One ad in the agonies column always struck Passepartout as funny. It was a wife appealing to her runaway husband. Not for his return but that he return her pet pig that she missed very much. Passepartout would always giggle and, referring to the husband, say, "The swine." It would strike him as so hilarious he would laugh till tears rolled down his face.

They were getting near to London and while everyone was anxious they continued on with their routine of changing bandages, feeding Phileas, and reading to him.

Passepartout had once again reached his favorite part and started to giggle with anticipation.

But before he could say his punch line a voice, husky and weak, said, "If you say "the swine" once more I shall stuff you out of a porthole."

"I'm sorry, Master. I -- Master?!!! Master, you are awake!!!!!”

"Yes", Phileas choked slightly as his throat was so dry. "I am aware of that."

Passepartout dashed to the door and screamed at the top of his lungs, "Miss Rebecca! Master Jules! He is awake!!!"

In an instant Rebecca was there followed only a moment later by Jules. Rebecca sat carefully on the edge of the bed staring into Phileas' beautiful eyes rimmed as they were with long dark lashes. It was so wonderful to see him returned to himself. She was so overjoyed she laughed until she cried.

"Rebecca, are you all right?" Phileas rasped.

"I think I am supposed to be asking you that question dear cousin. But, yes, I am much better now."

"Well, now that you mention it I think I could drink an ocean and still be thirsty. But I am so sleepy I think perhaps I shall take a nap first." Phileas said his eyes closing wearily.

"No, Master! I am sorry. But water is right here and I am thinking you should be drinking as much as possible."

"Oh, all right, if you insist, Passepartout." Phileas said but he didn't open his eyes.

Passepartout gently raised his head and gave him a glass of water to drink. Satisfied when Fogg finished it. Passepartout beamed at Jules and Rebecca.

When they arrived in London they had a doctor thoroughly check Phileas over. Fortunately he was used to taking care of Phileas and wasn't too surprised by the explanation of how he came to be in such a state.

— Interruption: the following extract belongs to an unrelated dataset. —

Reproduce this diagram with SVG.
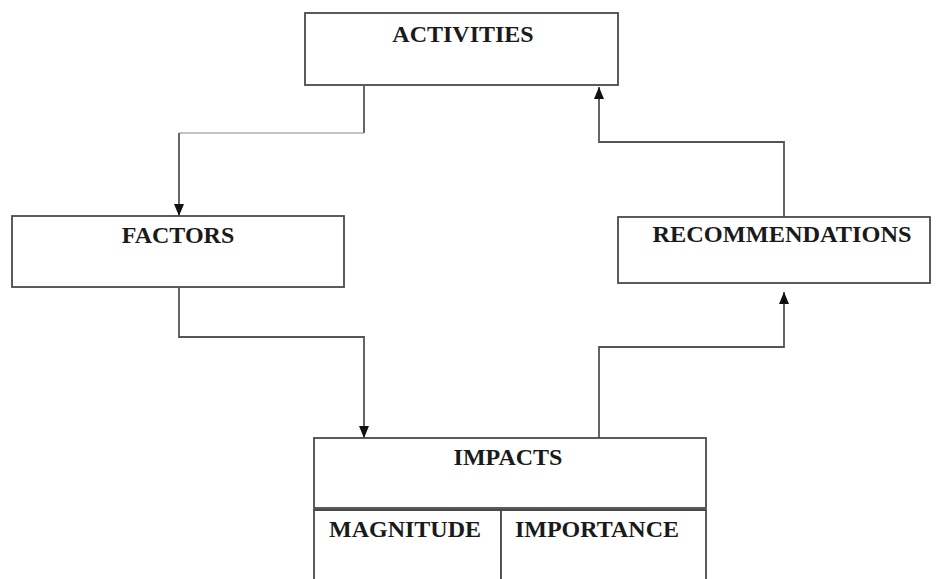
<svg xmlns="http://www.w3.org/2000/svg" width="937" height="579" viewBox="0 0 937 579">
<style>
.box{fill:#fff;stroke:#4a4a4a;stroke-width:1.8}
.lbl{font-family:"Liberation Serif","Times New Roman",serif;font-weight:bold;font-size:24px;fill:#1a1a1a;text-anchor:middle}
.con{fill:none;stroke:#555;stroke-width:1.8}
.thin{fill:none;stroke:#888;stroke-width:1}
</style>
<defs>
<marker id="ah" viewBox="0 0 12 12" refX="12" refY="6" markerWidth="12" markerHeight="12" markerUnits="userSpaceOnUse" orient="auto">
<path d="M0,1 L12,6 L0,11 Z" fill="#111"/>
</marker>
</defs>
<rect width="937" height="579" fill="#fff"/>
<g id="connectors">
<path class="con" d="M364,86 V133"/>
<path class="thin" d="M364,133 H179"/>
<path class="con" d="M179,133 V216" marker-end="url(#ah)"/>
<path class="con" d="M179,288 V337 H364 V438" marker-end="url(#ah)"/>
<path class="con" d="M599,438 V347 H784 V292" marker-end="url(#ah)"/>
<path class="con" d="M784,217 V142 H599 V87" marker-end="url(#ah)"/>
</g>
<g id="activities">
<rect class="box" x="305" y="13" width="313" height="72"/>
<text class="lbl" x="463" y="42">ACTIVITIES</text>
</g>
<g id="factors">
<rect class="box" x="12" y="216" width="332" height="71"/>
<text class="lbl" x="178" y="243">FACTORS</text>
</g>
<g id="recommendations">
<rect class="box" x="618" y="217" width="312" height="66"/>
<text class="lbl" x="782" y="242" textLength="259" lengthAdjust="spacingAndGlyphs">RECOMMENDATIONS</text>
</g>
<g id="impacts">
<rect class="box" x="314" y="438" width="392" height="70"/>
<text class="lbl" x="508" y="465">IMPACTS</text>
</g>
<g id="magnitude">
<path class="box" d="M314,590 V510 H501 V590"/>
<text class="lbl" x="405" y="537">MAGNITUDE</text>
</g>
<g id="importance">
<path class="box" d="M501,590 V510 H706 V590"/>
<text class="lbl" x="597" y="537">IMPORTANCE</text>
</g>
</svg>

He said that Phileas would survive though it would take time and lots of care. He was dehydrated, anemic, and undernourished. But Passepartout was seeing to that as rapidly as he could get food down Phileas. Rebecca was seeing to her cousins every whim. Phileas was trying not to take too much advantage of the situation. Though he did enjoy having her spend time reading to him. Jules was inquiring into the lack of pictures of Phileas and Lady Josephine. He wasn't getting much in the way of an answer. Perhaps that would be the basis for a future story.